In the alternative, Defendant also seeks to put this evidence forward in support of her
Breach of Habitability claim to show that Defendant’s failure was willful and intentional. This
contention is not logically connected. The breach of warranty claim is premised on the allegations
that Plaintiff did not have smoke detectors and carbon monoxide detectors installed at the start of
Defendant’s tenancy and that Plaintiff did not install them in a timely manner. Whether Plaintiff
included M.G. as a party does not make the question of whether she willfully failed to install the
detectors more or less true.
Finally, Defendant also contends that this testimony will establish her claim for punitive
damages and for attorney liability. Neither of these claims are before the Court, and therefore they
cannot provide a basis for admissibility. In re Waitsfield-Fayston Telephone Co, Inc., 2007 VT 55, at ¶ 12.
Furthermore, Attorney Safar is not a party, and any claims that Defendant may have against
Attorney Safar are also not before the Court in this trial.
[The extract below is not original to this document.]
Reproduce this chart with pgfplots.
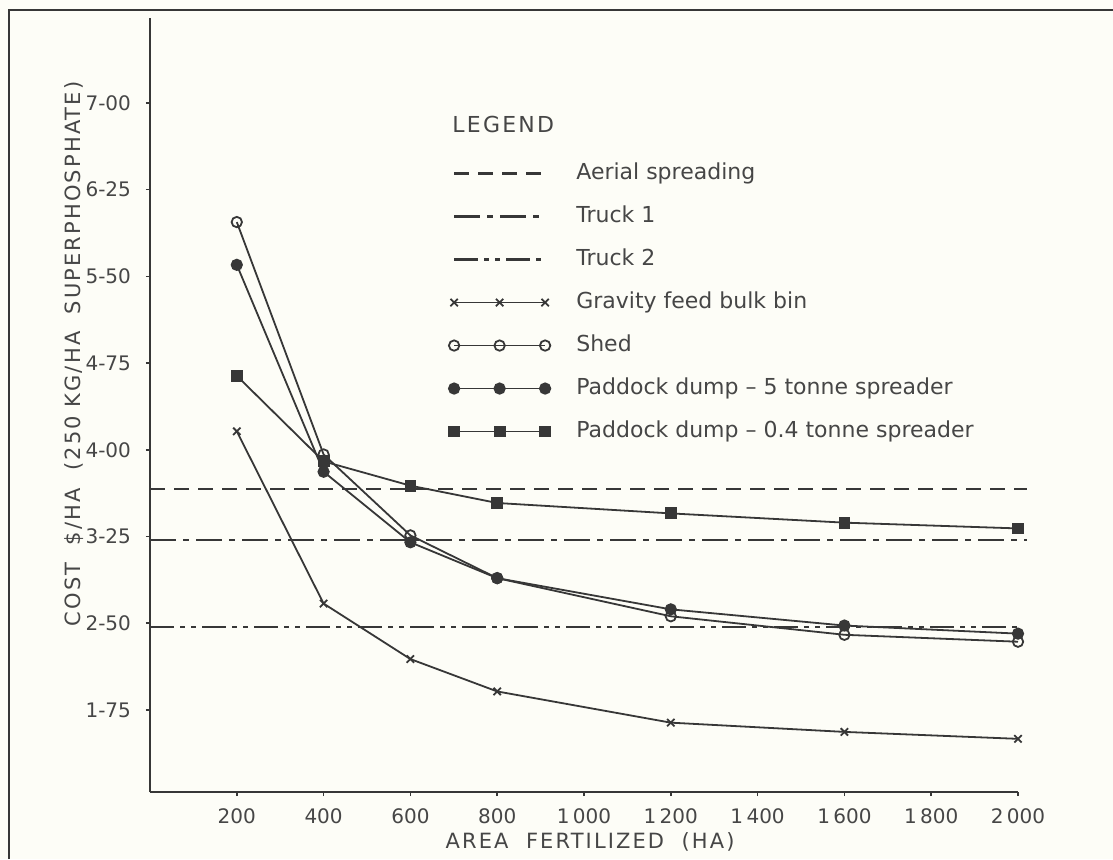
\documentclass[border=0pt]{standalone}
\usepackage{pgfplots}
\pgfplotsset{compat=1.18}
\usepackage{fontspec}
\setmainfont{DejaVu Sans}
\newfontfamily\spaced[LetterSpace=10]{DejaVu Sans}
\definecolor{ink}{RGB}{55,55,55}
\definecolor{txt}{RGB}{70,70,70}
\definecolor{paper}{RGB}{253,253,247}
\pgfplotsset{
  lineimg/.style={legend image code/.code={\draw[##1] (0pt,0pt) -- (45.5pt,0pt);}},
  markimg/.style={legend image code/.code={\draw[##1] plot coordinates {(0pt,0pt) (22.75pt,0pt) (45.5pt,0pt)};}},
}

\begin{document}
\begin{tikzpicture}
\fill[paper] (0,0) rectangle (556.5pt,-429.5pt);
\useasboundingbox (0,0) rectangle (556.5pt,-429.5pt);
\draw[ink, line width=0.9pt] (4.5pt,-429.5pt) -- (4.5pt,-5pt) -- (556.5pt,-5pt);
\begin{axis}[
  at={(75pt,-396pt)}, anchor=south west,
  scale only axis, width=434pt, height=387pt,
  xmin=0, xmax=2000, ymin=1.04, ymax=7.735,
  axis x line*=bottom, axis y line*=left,
  axis line style={ink, line width=0.9pt},
  clip=false,
  xtick={200,400,600,800,1000,1200,1400,1600,1800,2000},
  xticklabels={200,400,600,800,1\,000,1\,200,1\,400,1\,600,1\,800,2\,000},
  ytick={1.75,2.5,3.25,4,4.75,5.5,6.25,7},
  yticklabels={1-75,2-50,3-25,4-00,4-75,5-50,6-25,7-00},
  tick style={ink, line width=0.8pt},
  tick align=outside,
  major tick length=2pt,
  /pgf/number format/assume math mode=true,
  tick label style={font=\fontsize{10}{12}\selectfont, text=txt},
  yticklabel style={xshift=-4pt},
  xticklabel style={yshift=-3pt},
  xlabel={{\spaced AREA\ \ FERTILIZED\ \ (HA)}},
  ylabel={{\spaced COST\ \ \$/HA\ \ (250 KG/HA\ \ SUPERPHOSPHATE)}},
  every axis x label/.style={at={(axis description cs:0.507,-0.0646)}, anchor=center, font=\fontsize{10.5}{12}\selectfont, text=txt},
  every axis y label/.style={at={(axis description cs:-0.0876,0.566)}, anchor=center, rotate=90, font=\fontsize{10.5}{12}\selectfont, text=txt},
  legend style={at={(axis description cs:0.337,0.817)}, anchor=north west, draw=none, fill=none,
    font=\fontsize{11}{13}\selectfont, text=txt, row sep=12pt,
    nodes={inner sep=0pt, text height=7.5pt, text depth=2pt},
    /tikz/every odd column/.append style={column sep=13pt}},
  legend cell align=left,
]
\addplot[ink, line width=1.1pt, dash pattern=on 7.5pt off 4.5pt, lineimg]
  coordinates {(0,3.66) (2020,3.66)};
\addlegendentry{Aerial spreading}
\addplot[ink, line width=1.1pt, dash pattern=on 13pt off 3.5pt on 3pt off 3.5pt, lineimg]
  coordinates {(0,3.22) (2020,3.22)};
\addlegendentry{Truck 1}
\addplot[ink, line width=1.1pt, dash pattern=on 12pt off 3pt on 2.5pt off 3pt on 2.5pt off 3pt, lineimg]
  coordinates {(0,2.47) (2000,2.47)};
\addlegendentry{Truck 2}
\addplot[ink, line width=0.9pt, mark=x, mark size=2.6pt, mark options={solid}, markimg]
  coordinates {(200,4.16) (400,2.67) (600,2.19) (800,1.91) (1200,1.64) (1600,1.56) (2000,1.50)};
\addlegendentry{Gravity feed bulk bin}
\addplot[ink, line width=0.9pt, mark=o, mark size=2.6pt, mark options={solid, fill=paper}, markimg]
  coordinates {(200,5.97) (400,3.96) (600,3.26) (800,2.89) (1200,2.56) (1600,2.40) (2000,2.34)};
\addlegendentry{Shed}
\addplot[ink, line width=0.9pt, mark=*, mark size=2.6pt, mark options={solid, fill=ink}, markimg]
  coordinates {(200,5.60) (400,3.81) (600,3.20) (800,2.89) (1200,2.62) (1600,2.48) (2000,2.41)};
\addlegendentry{Paddock dump -- 5 tonne spreader}
\addplot[ink, line width=0.9pt, mark=square*, mark size=2.5pt, mark options={solid, fill=ink}, markimg]
  coordinates {(200,4.64) (400,3.90) (600,3.69) (800,3.54) (1200,3.45) (1600,3.37) (2000,3.32)};
\addlegendentry{Paddock dump -- 0.4 tonne spreader}
\node[anchor=west, text=txt, font=\spaced\fontsize{11}{13}\selectfont, inner sep=0pt] at (axis cs:696,6.818) {LEGEND};
\end{axis}
\end{tikzpicture}
\end{document}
For these reasons, the Court Grants Plaintiff’s motion in limine regarding any testimony
about the inclusion of M.G. as a party to this lawsuit and the process of serving her the complaint.
Such testimony is not relevant to any surviving claims that are presently before the Court and within
the scope of the present trial. Given that this area of testimony is the only testimony sought from
Attorney Safar, the motion in limine regarding calling Attorney Safar as a witness is Granted.
Defendant may not call Attorney Safar as a witness.
As to the second category, M.G.’s general ability to testify, Defendant notes that M.G. lived
in the house at 15 Phelps Street at all relevant times and was a witness to the incidents and facts that
make up Defendant’s remaining counterclaims, regarding retaliation and habitability. This proffer
suggests that M.G. has personal knowledge of the facts underlying these claims. For this reason, the
Court Denies Plaintiff’s request to outright bar M.G.’s testimony. At the same time, the Court will
note again that M.G. is not a party to this case, and any damages that she claims to have suffered or
any opinions that she may have about the process are not relevant to the present claims. Her
testimony will be circumscribed by V.R.E. 402 and 602, which require a witness to testify about their
personal knowledge of what they witnessed to the extent that such personal observations are
relevant to the claims before the Court.
In summary, the Court Grants Plaintiff’s motion in limine in Part. Neither party may offer
testimony regarding M.G.’s inclusion as a party in this case or the service of process that she
received as it is not relevant to the remaining claims. It is also Granted as to the testimony of
Attorney Safar, who shall not be called as a witness. It is Denied in Part to the issue of M.G.’s
testimony as she may testify about her personal observations and knowledge.